Witek and Hoeppner had earlier worked at Digital as members of the Strong-
ARM design team. When Intel acquired Digital's StrongARM assets, Witek and Hoeppner declined to join Intel and formed what was to become Alchemy. Thus, ironically, Intel's StrongARM, and in part its Xscale products, were based on technology from the Alchemy co-founders who today compete against their own designs.
Pompa said AMD is talking to Microsoft often about extending PocketPC OS support to the MIPS architecture. "It may not be PocketPC 2002 but the follow-on that brings us in," he said. Meanwhile, "a number of applications are becoming Linux- and Java-based," opening the door to MIPS. And Microsoft is driving CE.Net with plug-in wireless access.
"You have to be careful when you talk about OS support, because that is a 'snapshot in time' kind of situation, and there may be a different story to tell nine months from now. The automation and residential-gateway markets are not locked in. Some markets may be closed off because of software, but there are a lot of open ones. The dominant OS is still being determined by the market."
But other issues loom.

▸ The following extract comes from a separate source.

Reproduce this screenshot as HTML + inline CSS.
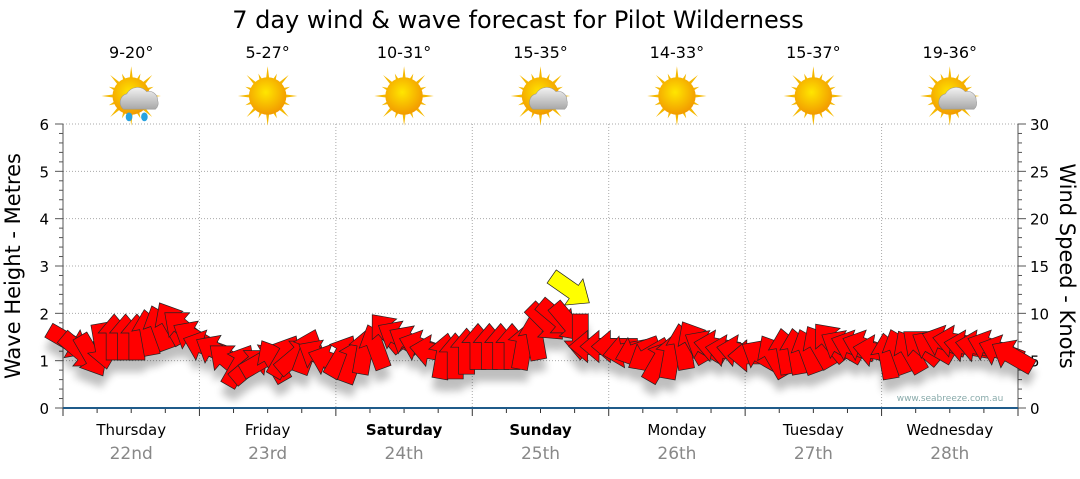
<!DOCTYPE html>
<html><head><meta charset="utf-8"><style>
body{margin:0;background:#fff;width:1080px;height:475px;overflow:hidden;font-family:"DejaVu Sans","Liberation Sans",sans-serif}
svg text{font-family:"DejaVu Sans","Liberation Sans",sans-serif}
</style></head><body>
<svg id="c" width="1080" height="475">
<defs>
<radialGradient id="sun" cx="45%" cy="40%" r="60%"><stop offset="0" stop-color="#ffe600"/><stop offset="1" stop-color="#f29a00"/></radialGradient>
<linearGradient id="cloud" x1="0" y1="0" x2="0" y2="1"><stop offset="0" stop-color="#f2f2f2"/><stop offset="1" stop-color="#a8a8a8"/></linearGradient>
<filter id="sh" x="-50%" y="-50%" width="200%" height="200%"><feGaussianBlur stdDeviation="4"/></filter>
</defs>
<text x="518" y="28" font-size="24" text-anchor="middle" fill="#000">7 day wind &amp; wave forecast for Pilot Wilderness</text>
<g id="grid"></g>
<g id="axes"></g>
<g id="icons"></g>
<g id="shadows" filter="url(#sh)" opacity="0.25"></g>
<g id="arrows"></g>
<text x="950" y="401" font-size="9" fill="#8aa" text-anchor="middle">www.seabreeze.com.au</text>
<text transform="translate(20,266) rotate(-90)" font-size="21" text-anchor="middle">Wave Height - Metres</text>
<text transform="translate(1060,266) rotate(90)" font-size="21" text-anchor="middle">Wind Speed - Knots</text>
</svg>
<script>
const days=["Thursday","Friday","Saturday","Sunday","Monday","Tuesday","Wednesday"];
const dates=["22nd","23rd","24th","25th","26th","27th","28th"];
const boldDays=[false,false,true,true,false,false,false];
const temps=["9-20°","5-27°","10-31°","15-35°","14-33°","15-37°","19-36°"];
const iconTypes=["rain","sun","sun","cloud","sun","sun","cloud"];
const leftTicks=[0,1,2,3,4,5,6];
const rightTicks=[0,5,10,15,20,25,30];
// wind speed (knots), 12 readings per day (every 2 h)
const windSpeed=[7.0,6.0,5.5,6.5,7.5,7.5,7.5,8.0,8.5,9.0,8.5,7.5,
 6.5,6.0,5.0,4.5,4.5,5.0,5.0,5.5,5.5,6.0,5.5,5.0,
 5.5,5.0,6.0,6.5,8.0,7.5,7.0,6.5,6.0,5.5,5.5,6.0,
 6.5,6.5,6.5,6.5,6.5,7.5,9.0,9.5,9.0,7.5,6.5,6.5,
 6.5,6.0,6.0,5.5,5.0,5.5,6.5,7.0,6.5,6.5,6.0,6.0,
 5.5,5.5,5.5,6.0,6.0,6.0,6.5,7.0,6.5,6.5,6.5,6.0,
 5.5,6.0,6.0,6.5,6.5,7.0,7.0,6.5,6.5,6.5,6.0,5.5];
// arrow pointing direction (deg, screen: 0=right, 90=down)
const windDir=[30,40,60,80,-90,-90,-90,-100,-110,-120,-140,-150,
 -160,-150,-140,-60,-40,-30,-120,-60,-40,-70,-150,-160,
 -60,-70,-80,-110,-130,-150,-150,-160,-170,-80,-90,-90,
 -90,-90,-90,-90,-80,-100,45,40,50,90,180,180,
 180,170,160,150,-60,-80,-100,-120,-150,-170,-170,-170,
 180,-150,-120,-100,-100,-110,-120,-130,-150,-160,-160,-170,
 -100,-110,-120,-140,-150,-160,-170,-170,-170,-160,-160,-150];
const gustX=[3.72];const gustSpeed=[12.5];const gustDir=[35];

const X0=63,X1=1018,Y0=408,Y1=124;
const dayW=(X1-X0)/7;
const xDay=d=>X0+d*dayW;
const yMetre=m=>Y0-m*(Y0-Y1)/6;
const yKn=k=>Y0-k*(Y0-Y1)/30;
const NS="http://www.w3.org/2000/svg";
function mk(t,a,p){const e=document.createElementNS(NS,t);for(const k in a)e.setAttribute(k,a[k]);p.appendChild(e);return e;}
const grid=document.getElementById('grid'),axes=document.getElementById('axes'),icons=document.getElementById('icons');
leftTicks.forEach(v=>{if(v>0){const l=mk('line',{x1:X0,x2:X1,y1:yMetre(v),y2:yMetre(v),stroke:'#aaa','stroke-dasharray':'1,2'},grid);

}
const t=mk('text',{x:X0-14,y:yMetre(v)+6,'font-size':15,'text-anchor':'end'},axes);t.textContent=v;

});
rightTicks.forEach(v=>{const t=mk('text',{x:X1+12,y:yKn(v)+6,'font-size':15},axes);t.textContent=v;

});
for(let i=0;i<=30;i++){const y=Y0-i*(Y0-Y1)/30;const len=i%5==0?8:4;
mk('line',{x1:X0-len,x2:X0,y1:y,y2:y,stroke:'#555'},axes);mk('line',{x1:X1,x2:X1+len,y1:y,y2:y,stroke:'#555'},axes);}
mk('line',{x1:X0,x2:X0,y1:Y1,y2:Y0,stroke:'#555'},axes);
mk('line',{x1:X1,x2:X1,y1:Y1,y2:Y0,stroke:'#555'},axes);
for(let d=1;d<7;d++){const l=mk('line',{x1:xDay(d),x2:xDay(d),y1:Y1,y2:Y0,stroke:'#aaa','stroke-dasharray':'1,2'},grid);

}
for(let q=0;q<=28;q++){const x=X0+q*dayW/4;mk('line',{x1:x,x2:x,y1:Y0,y2:Y0+(q%4==0?8:5),stroke:'#333'},axes);}
mk('line',{x1:X0,x2:X1,y1:Y0,y2:Y0,stroke:'#1f5b8a','stroke-width':2},axes);
days.forEach((d,i)=>{const cx=xDay(i+0.5);
const t=mk('text',{x:cx,y:435,'font-size':15,'text-anchor':'middle','font-weight':boldDays[i]?'bold':'normal'},axes);t.textContent=d;


const t2=mk('text',{x:cx,y:459,'font-size':17,'text-anchor':'middle',fill:'#888'},axes);t2.textContent=dates[i];


const t3=mk('text',{x:cx,y:58,'font-size':16,'text-anchor':'middle'},icons);t3.textContent=temps[i];


const g=mk('g',{transform:`translate(${cx},96) scale(1.1)`},icons);


for(let r=0;r<16;r++){const a=r*Math.PI/8;const L=r%2?22:27;
mk('polygon',{points:`${Math.cos(a-0.12)*14},${Math.sin(a-0.12)*14} ${Math.cos(a)*L},${Math.sin(a)*L} ${Math.cos(a+0.12)*14},${Math.sin(a+0.12)*14}`,fill:'#f5b800'},g);}
mk('circle',{r:17,fill:'url(#sun)'},g);
if(iconTypes[i]!='sun'){mk('path',{d:'M-7,12 a8,8 0 0 1 3,-14 a11,11 0 0 1 18,-2 a8,8 0 0 1 10,8 a7,7 0 0 1 -2,8 z',fill:'url(#cloud)',stroke:'#999','stroke-width':0.5},g);
if(iconTypes[i]=='rain'){mk('ellipse',{cx:-2,cy:19,rx:3,ry:4,fill:'#29a3e0'},g);mk('ellipse',{cx:12,cy:19,rx:3,ry:4,fill:'#29a3e0'},g);}}
});
const A='M-23,-8 L4,-8 L4,-16 L23,0 L4,16 L4,8 L-23,8 Z';
const sh=document.getElementById('shadows'),ar=document.getElementById('arrows');
windSpeed.forEach((k,i)=>{const x=X0+(i+0.5)*dayW/12,y=yKn(k);
mk('path',{d:A,transform:`translate(${x},${y+12}) rotate(${windDir[i]})`,fill:'#000'},sh);
const p=mk('path',{d:A,transform:`translate(${x},${y}) rotate(${windDir[i]})`,fill:'#ff0000',stroke:'#222','stroke-width':0.7},ar);

});
gustX.forEach((d,i)=>{const p=mk('path',{d:A,transform:`translate(${xDay(d)},${yKn(gustSpeed[i])}) rotate(${gustDir[i]})`,fill:'#ffff00',stroke:'#222','stroke-width':0.7},ar);

});
</script>
</body></html>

For one, said Dataquest's Starnes, AMD has yet to work out its strategy for DSP support. Intel has the Frio core, co-developed with Analog Devices Inc., and Texas Instruments Inc. is pushing the Omap coprocessor for its DSPs.
And even in the MIPS marketplace, AMD faces stiff competition. "AMD has got to do better than NEC, Toshiba and Integrated Device Technology on the level of integration and packaging. They have got to have the right feature set," Starnes said.
On the plus side, he said, "the embedded world is not as black-and-white as the PC space is"; it's a given that there's more than one way to do things.